• AI was featured prominently during Microsoft Build 2020, with a tagline of ‘Putting AI Into Action’ and a goal of bringing state of the art AI to all developers.
• Microsoft made several announcements that supported this vision, including updates on Microsoft Project Turing model, investments in infrastructure for AI processing, and the preview of Project Bonsai.
Microsoft’s annual developer conference, Microsoft Build 2020, was held as a virtual event on May 19 and 20, with more than 200,000 people registered. When kicking off Microsoft Build 2020, CEO Satya Nadella noted that the technology industry is being called upon to address the world’s most acute needs, and that developers are now more important than ever. He pointed out that organizations need the ability to remote everything at a moment’s notice, and to simulate and automate everywhere to enable more agile responses.

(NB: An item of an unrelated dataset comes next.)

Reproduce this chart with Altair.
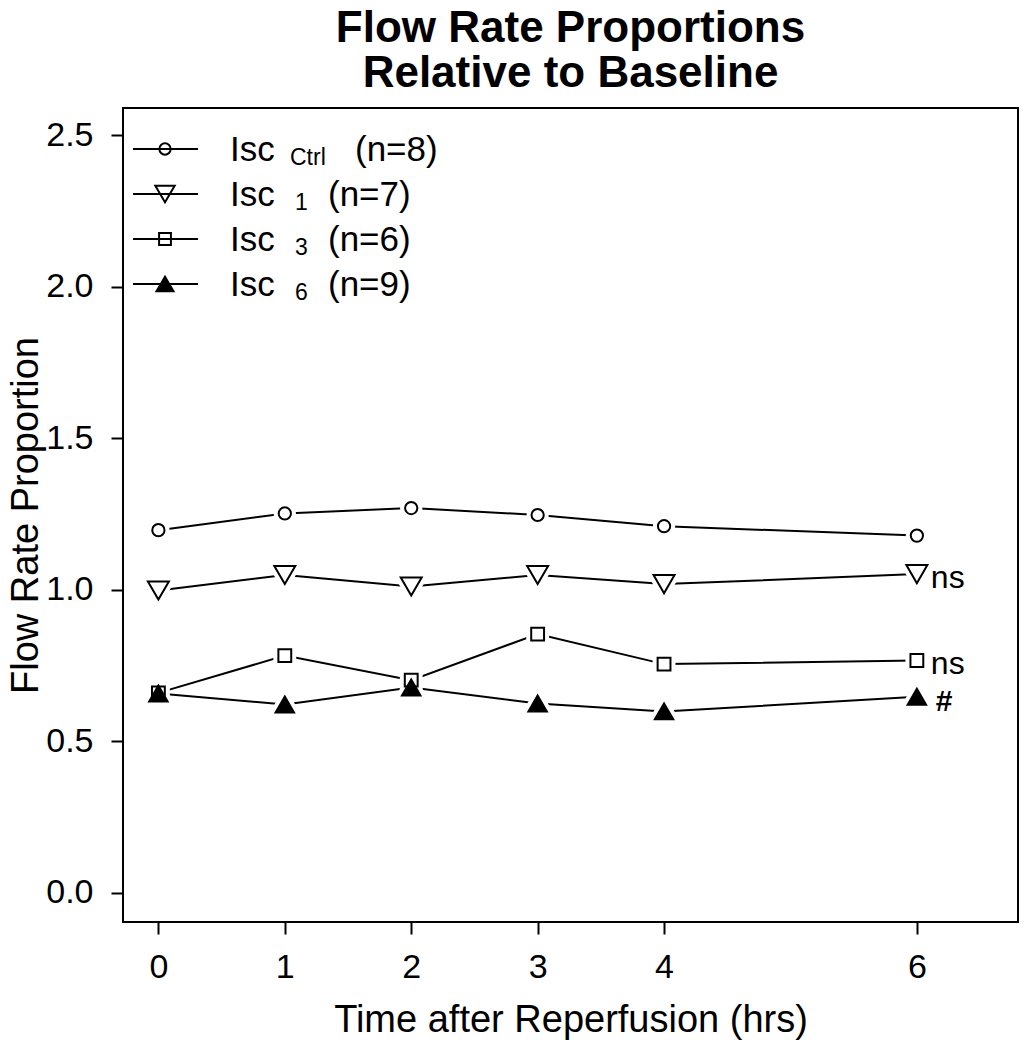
import altair as alt
import pandas as pd

# ---------------- data ----------------
hours = [0, 1, 2, 3, 4, 6]
series_keys = ["ctrl", "isc1", "isc3", "isc6"]
ctrl = [1.197, 1.252, 1.270, 1.247, 1.210, 1.179]
isc1 = [0.998, 1.049, 1.011, 1.049, 1.019, 1.052]
isc3 = [0.660, 0.783, 0.702, 0.854, 0.755, 0.767]
isc6 = [0.658, 0.622, 0.678, 0.625, 0.599, 0.647]

legend_main = ["Isc", "Isc", "Isc", "Isc"]
legend_sub = ["Ctrl", "1", "3", "6"]
legend_n = ["(n=8)", "(n=7)", "(n=6)", "(n=9)"]

annot_series = ["isc1", "isc3", "isc6"]
annot_text = ["ns", "ns", "#"]

y_ticks = [0.0, 0.5, 1.0, 1.5, 2.0, 2.5]

# ---------------- styles ----------------
FONT = "Liberation Sans"
shape_range = ["circle", "triangle-down", "square", "triangle-up"]
size_range = [150, 440, 165, 340]
fill_range = ["white", "white", "white", "black"]
legend_fill = ["transparent", "transparent", "transparent", "black"]

rows = []
for key, vals in zip(series_keys, [ctrl, isc1, isc3, isc6]):
    for h, v in zip(hours, vals):
        rows.append({"series": key, "hours": h, "value": v})
df = pd.DataFrame(rows)

last = {k: v[-1] for k, v in zip(series_keys, [ctrl, isc1, isc3, isc6])}
annot_df = pd.DataFrame({
    "series": annot_series,
    "label": annot_text,
    "hours": [hours[-1]] * len(annot_series),
    "value": [last[s] for s in annot_series],
})

x_enc = alt.X(
    "hours:Q",
    scale=alt.Scale(domain=[-0.28, 6.8], nice=False, zero=False),
    axis=alt.Axis(values=hours, format="d", title="Time after Reperfusion (hrs)",
                  labelPadding=16, titlePadding=17),
)
y_enc = alt.Y(
    "value:Q",
    scale=alt.Scale(domain=[-0.096, 2.59], nice=False, zero=False),
    axis=alt.Axis(values=y_ticks, format=".1f", title="Flow Rate Proportion",
                  labelPadding=18, titlePadding=0, titleFontSize=38),
)
shape_enc = alt.Shape("series:N", scale=alt.Scale(domain=series_keys, range=shape_range), legend=None)
size_enc = alt.Size("series:N", scale=alt.Scale(type="ordinal", domain=series_keys, range=size_range), legend=None)
fill_enc = alt.Fill("series:N", scale=alt.Scale(domain=series_keys, range=fill_range), legend=None)

base = alt.Chart(df)

lines = base.mark_line(color="black", strokeWidth=2).encode(
    x=x_enc, y=y_enc, detail="series:N"
)
halo = base.mark_point(filled=True, fill="white", stroke="white", strokeWidth=10, opacity=1).encode(
    x="hours:Q", y="value:Q", shape=shape_enc, size=size_enc
)
markers = base.mark_point(filled=True, stroke="black", strokeWidth=2, opacity=1, fillOpacity=1).encode(
    x="hours:Q", y="value:Q", shape=shape_enc, size=size_enc, fill=fill_enc
)

annot_ns = alt.Chart(annot_df).transform_filter(alt.datum.label != "#").mark_text(
    align="left", baseline="middle", dx=14, dy=4, font=FONT, fontSize=32, color="black"
).encode(x="hours:Q", y="value:Q", text="label:N")
annot_hash = alt.Chart(annot_df).transform_filter(alt.datum.label == "#").mark_text(
    align="left", baseline="middle", dx=19, dy=5, font=FONT, fontSize=30, fontWeight="bold", color="black"
).encode(x="hours:Q", y="value:Q", text="label:N")

# ---------------- custom legend ----------------
legend_layers = []
row_y0, row_gap = 41, 45
for i in range(len(series_keys)):
    yy = row_y0 + row_gap * i
    one = alt.Chart(pd.DataFrame({
        "main": [legend_main[i]], "sub": [legend_sub[i]], "n": [legend_n[i]]
    }))
    legend_layers.append(one.mark_rule(color="black", strokeWidth=2).encode(
        x=alt.value(10), x2=alt.value(75), y=alt.value(yy)))
    legend_layers.append(one.mark_point(
        shape=shape_range[i], size=size_range[i] * 0.85, stroke="black", strokeWidth=2,
        fill=legend_fill[i], filled=True, opacity=1,
        fillOpacity=1 if legend_fill[i] != "transparent" else 0,
    ).encode(x=alt.value(42), y=alt.value(yy)))
    legend_layers.append(one.mark_text(
        align="left", baseline="alphabetic", font=FONT, fontSize=35, color="black"
    ).encode(x=alt.value(107), y=alt.value(yy + 12), text="main:N"))
    sub_x = 167 if len(legend_sub[i]) > 1 else 172
    legend_layers.append(one.mark_text(
        align="left", baseline="alphabetic", font=FONT, fontSize=23, color="black"
    ).encode(x=alt.value(sub_x), y=alt.value(yy + 16), text="sub:N"))
    n_x = 232 if len(legend_sub[i]) > 1 else 205
    legend_layers.append(one.mark_text(
        align="left", baseline="alphabetic", font=FONT, fontSize=35, color="black"
    ).encode(x=alt.value(n_x), y=alt.value(yy + 12), text="n:N"))

chart = alt.layer(lines, halo, markers, annot_ns, annot_hash, *legend_layers).properties(
    width=895,
    height=814,
    autosize=alt.AutoSizeParams(type="none"),
    padding={"left": 115, "top": 100, "right": 6, "bottom": 120},
    title=alt.Title(
        ["Flow Rate Proportions", "Relative to Baseline"],
        font=FONT, fontSize=44, fontWeight="bold", color="black",
        anchor="middle", baseline="top", lineHeight=45, offset=12,
    ),
).configure_view(
    stroke="black", strokeWidth=2
).configure_axis(
    domain=False, grid=False, ticks=True, tickColor="black", tickSize=12, tickWidth=2,
    labelFont=FONT, labelFontSize=34, labelColor="black",
    titleFont=FONT, titleFontSize=38, titleFontWeight="normal", titleColor="black",
)

chart.save("out.html", embed_options={"renderer": "svg", "actions": False})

At 17 billion parameters, Microsoft claims its “Project Turing” AI model is the market’s largest. Project Turing will soon be open sourced, thus giving developers access to the natural language generation model Microsoft enables across its products. The move gives developers access to the same model used by Microsoft to enable natural language generation across its products. Project Turing is trained via ‘self-supervised learning’ using billions of publicly available documents. Microsoft claims that the mega-model has the potential to change how AI is developed: it moves the market towards multipurpose models that developers can customize for their specific purposes. The benefit of developing such large models is that they only need to be trained once (using large amounts of data) and can then be customized for specific tasks using smaller data sets. Developers enjoy the advantages working with more complex and ideally more accurate models (given the large training sets) without the need to develop them from scratch, which would be a daunting endeavor.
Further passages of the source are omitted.